App server 2 spins up and runs doImport, cases off the import type and passes the array down to, in our case, class-wxr's import function. $currrent_upload['file']'s value is /srv/123/code/path/to/file.xml, but app server 2’s base file path is /srv/456/code/..., not /srv/123/code/..., so it just fails.

The work around I came up with just checks to make sure the path in the array matches the base path of the app server that’s going to run doImport.

$currrent_upload['file'] 's value is /srv/123/code/path/to/file.xml , but app server 2’s base file path is /srv/456/code/... , not /srv/123/code/... , so it just fails.

I understand, but this answer doesn’t change my question: isn’t this a problem with your load balancer?

If /srv/456/code/.../myfile.gif
and /srv/123/code/.../myfile.gif
are the same file, then you should configure your upload path to be
/shared/path/all/the/servers/are/sharing/.../myfile.gif
And set the UPLOADS constant accordingly?

The code that builds the upload path in wp_upload_dir, linked above, is:

	$upload_path = trim( get_option( 'upload_path' ) );
	if ( empty( $upload_path ) || 'wp-content/uploads' == $upload_path ) {
		$dir = WP_CONTENT_DIR . '/uploads';
	} elseif ( 0 !== strpos( $upload_path, ABSPATH ) ) {
		// $dir is absolute, $upload_path is (maybe) relative to ABSPATH
		$dir = path_join( ABSPATH, $upload_path );
	} else {
		$dir = $upload_path;
	}

You don’t think you should normalize WP_CONTENT_DIR in this case?
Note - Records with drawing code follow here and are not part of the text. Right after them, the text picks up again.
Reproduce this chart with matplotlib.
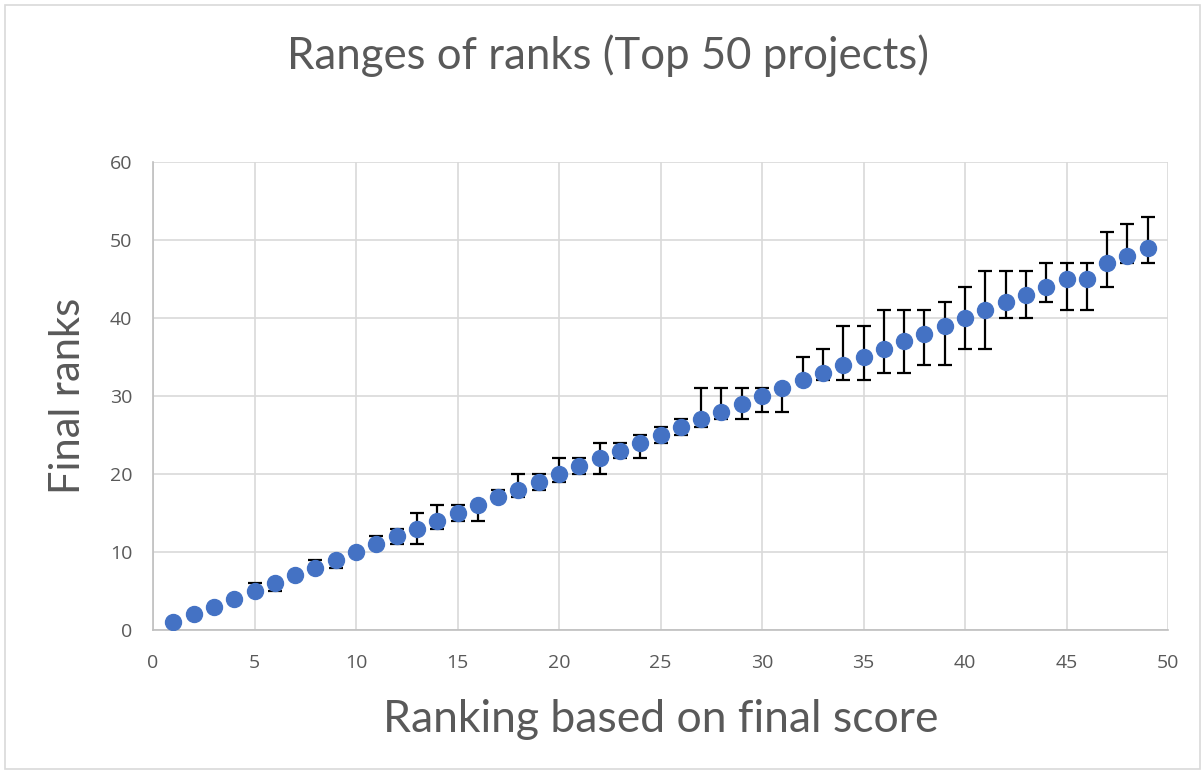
import matplotlib
matplotlib.use("Agg")
import matplotlib.pyplot as plt
from matplotlib.patches import Rectangle

# ranking based on final score
ranking = list(range(1, 50))
# final rank of each project
final_rank = [1, 2, 3, 4, 5, 6, 7, 8, 9, 10,
              11, 12, 13, 14, 15, 16, 17, 18, 19, 20,
              21, 22, 23, 24, 25, 26, 27, 28, 29, 30,
              31, 32, 33, 34, 35, 36, 37, 38, 39, 40,
              41, 42, 43, 44, 45, 45, 47, 48, 49]
# lowest and highest rank reached
rank_min = [1, 2, 3, 4, 5, 5, 7, 8, 8, 10,
            11, 11, 11, 13, 14, 14, 17, 17, 18, 19,
            20, 20, 22, 22, 24, 25, 26, 27, 27, 28,
            28, 32, 32, 32, 32, 33, 33, 34, 34, 36,
            36, 40, 40, 42, 41, 41, 44, 47, 47]
rank_max = [1, 2, 3, 4, 6, 6, 7, 9, 9, 10,
            12, 13, 15, 16, 16, 16, 18, 20, 20, 22,
            22, 24, 24, 25, 26, 27, 31, 31, 31, 31,
            31, 35, 36, 39, 39, 41, 41, 41, 42, 44,
            46, 46, 46, 47, 47, 47, 51, 52, 53]

err_lo = [r - lo for r, lo in zip(final_rank, rank_min)]
err_hi = [hi - r for r, hi in zip(final_rank, rank_max)]

grey = "#595959"
fig = plt.figure(figsize=(12.02, 7.72), dpi=100)
fig.patches.append(Rectangle((0.004, 0.004), 0.994, 0.99, transform=fig.transFigure,
                             fill=False, edgecolor="#d9d9d9", linewidth=1.2))
ax = fig.add_axes([153 / 1202, 1 - 630 / 772, (1168 - 153) / 1202, (630 - 162) / 772])

ax.errorbar(ranking, final_rank, yerr=[err_lo, err_hi], fmt="none",
            ecolor="black", elinewidth=1.6, capsize=4.8, capthick=1.6, zorder=2)
ax.plot(ranking, final_rank, "o", color="#4472C4", markersize=11.5, zorder=3)

ax.set_xlim(0, 50)
ax.set_ylim(0, 60)
ax.set_xticks(range(0, 51, 5))
ax.set_yticks(range(0, 61, 10))
ax.grid(True, color="#d9d9d9", linewidth=1.2)
ax.set_axisbelow(True)
for s in ["top", "right"]:
    ax.spines[s].set_visible(False)
for s in ["left", "bottom"]:
    ax.spines[s].set_color("#bfbfbf")
    ax.spines[s].set_linewidth(1.2)
ax.tick_params(length=0, labelsize=14, labelcolor=grey)
ax.tick_params(axis="x", pad=17)
ax.tick_params(axis="y", pad=15)
for lab in ax.get_xticklabels() + ax.get_yticklabels():
    lab.set_fontfamily("Open Sans")

fig.text(0.506, 0.928, "Ranges of ranks (Top 50 projects)", ha="center", va="center",
         fontsize=31.5, color=grey, family="Lato")
ax.set_xlabel("Ranking based on final score", fontsize=32, color=grey, family="Lato",
              labelpad=20)
ax.set_ylabel("Final ranks", fontsize=30, color=grey, family="Lato", labelpad=16)

fig.savefig("out.png", dpi=100)
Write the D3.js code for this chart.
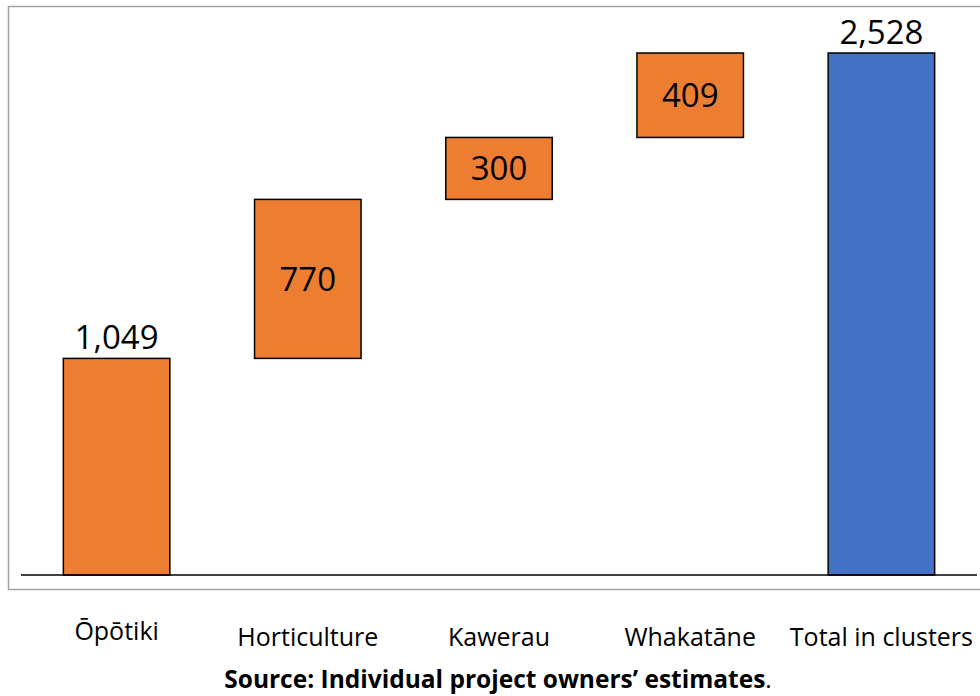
<!DOCTYPE html>
<html>
<head>
<meta charset="utf-8">
<script src="https://cdn.jsdelivr.net/npm/d3@7"></script>
<style>
  body { margin: 0; background: #fff; }
  svg text { font-family: "Open Sans", sans-serif; fill: #000; }
</style>
</head>
<body>
<div id="chart"></div>
<script>
const categories = ["Ōpōtiki", "Horticulture", "Kawerau", "Whakatāne", "Total in clusters"];
const values = [1049, 770, 300, 409, 2528];
const isTotal = [false, false, false, false, true];

const W = 980, H = 696;
const svg = d3.select("#chart").append("svg").attr("width", W).attr("height", H);

// waterfall: each step starts where the previous ended, the total starts at 0
let running = 0;
const steps = categories.map((c, i) => {
  let start = isTotal[i] ? 0 : running;
  let end = isTotal[i] ? values[i] : running + values[i];
  if (!isTotal[i]) running = end;
  return { cat: c, value: values[i], start: start, end: end, total: isTotal[i] };
});

const x = d3.scaleBand().domain(categories).range([21, 977]).paddingInner(0.443).paddingOuter(0.2215);
const y = d3.scaleLinear().domain([0, 2528]).range([575, 53]);

// chart frame
svg.append("rect")
  .attr("x", 8.5).attr("y", 6.5)
  .attr("width", 990).attr("height", 583)
  .attr("fill", "none")
  .attr("stroke", "#a3a3a3")
  .attr("stroke-width", 1.5);

svg.selectAll("rect.bar")
  .data(steps)
  .join("rect")
  .attr("class", "bar")
  .attr("x", d => x(d.cat))
  .attr("y", d => y(d.end))
  .attr("width", x.bandwidth())
  .attr("height", d => y(d.start) - y(d.end))
  .attr("fill", d => d.total ? "#4472c4" : "#ed7d31")
  .attr("stroke", "#000")
  .attr("stroke-width", 1.5);

// baseline
svg.append("line")
  .attr("x1", 21).attr("x2", 977)
  .attr("y1", y(0)).attr("y2", y(0))
  .attr("stroke", "#000")
  .attr("stroke-width", 1.5);

const fmt = d3.format(",");

// labels: above bars that stand on the baseline, inside the floating ones
svg.selectAll("text.val")
  .data(steps)
  .join("text")
  .attr("class", "val")
  .attr("x", d => x(d.cat) + x.bandwidth() / 2)
  .attr("y", d => d.start === 0 ? y(d.end) - 9 : (y(d.start) + y(d.end)) / 2)
  .attr("dy", d => d.start === 0 ? 0 : "0.36em")
  .attr("text-anchor", "middle")
  .style("font-size", "33px")
  .text(d => fmt(d.value));

const xAxis = svg.append("g")
  .attr("transform", `translate(0, ${y(0)})`)
  .call(d3.axisBottom(x).tickSize(0).tickPadding(0));
xAxis.select(".domain").remove();
xAxis.selectAll("text")
  .attr("y", (d, i) => i === 0 ? 65 : 71)
  .attr("dy", 0)
  .style("font-size", "25px")
  .style("font-family", "'Open Sans', sans-serif");

const note = svg.append("text")
  .attr("x", W / 2 + 8)
  .attr("y", 688)
  .attr("text-anchor", "middle")
  .style("font-size", "24.5px");
note.append("tspan").style("font-weight", "bold").text("Source: Individual project owners’ estimates");
note.append("tspan").text(".");
</script>
</body>
</html>
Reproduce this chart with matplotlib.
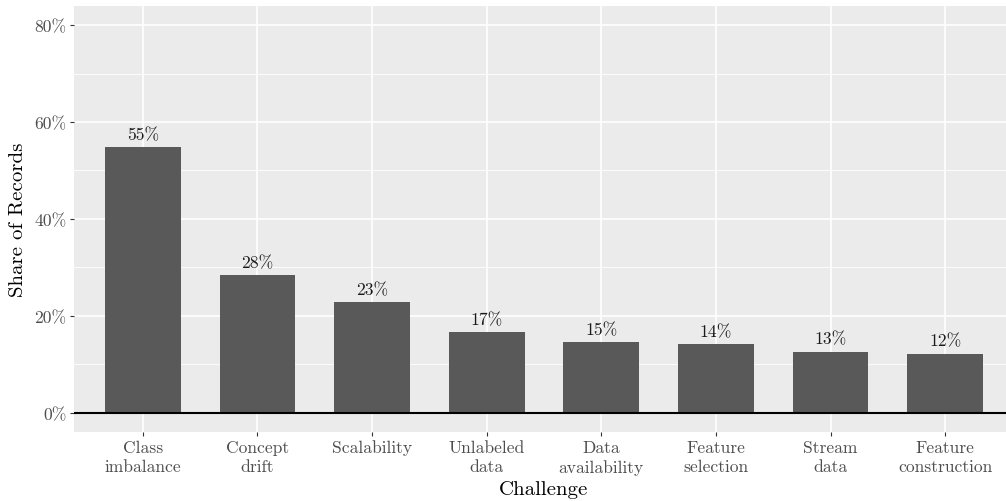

(Edit: Typos, bad copy/pasta…)

For reasons beyond me at this point, setting the UPLOADS constant doesn’t work. I’ll keep tinkering here, because it’s probably something small that I’m doing wrong. Thanks for chatting this through with me.

1 Like

I think the UPLOADS constant is just some sort of creative writing in the documentation. The code I am (now) looking at is doing:

$dir = ABSPATH . UPLOADS;

So maybe UPLOADS is only to control the suffix. I think you’ll have better luck with this filter:

	/**
	 * Filters the uploads directory data.
	 *
	 * @since 2.0.0
	 *
	 * @param array $uploads Array of upload directory data with keys of 'path',
	 *                       'url', 'subdir, 'basedir', and 'error'.
	 */
	$uploads = apply_filters( 'upload_dir', $cache[ $key ] );

It will pass an array, and you would want to try to change $uploads['path'], I think.

I’ve never looked into this before. You might want to get a second opinion. My point is the uploads path is coming from wp_handle_upload (and wp_upload_dir) so I’m not sure it’s a Pressbooks problem, that’s all.

New Idea

Maybe we shouldn’t be storing the fullpath of a file, just the relative path, between steps.

1 Like

I’m sorry but I’ve reconsidered "new idea"

Above is a screenshot that shows the output of WordPress’ very own wp_handle_upload function.

The returned value is an array that has: $file, $type, and $url.

When I was brainstorming, I was expecting the output to be more like this, that I would have access to subdir and basedir. I don’t.

Because of this my original question stands, and I’m nudging towards WordPress’ own filters here because this doesn’t seem to be a Pressbooks specific issue.

1 Like

Awesome, that seems like a reasonable place to land. I’ll take a stab at working with WP’s filters here. Again, thank you for your time and thoughtful replies.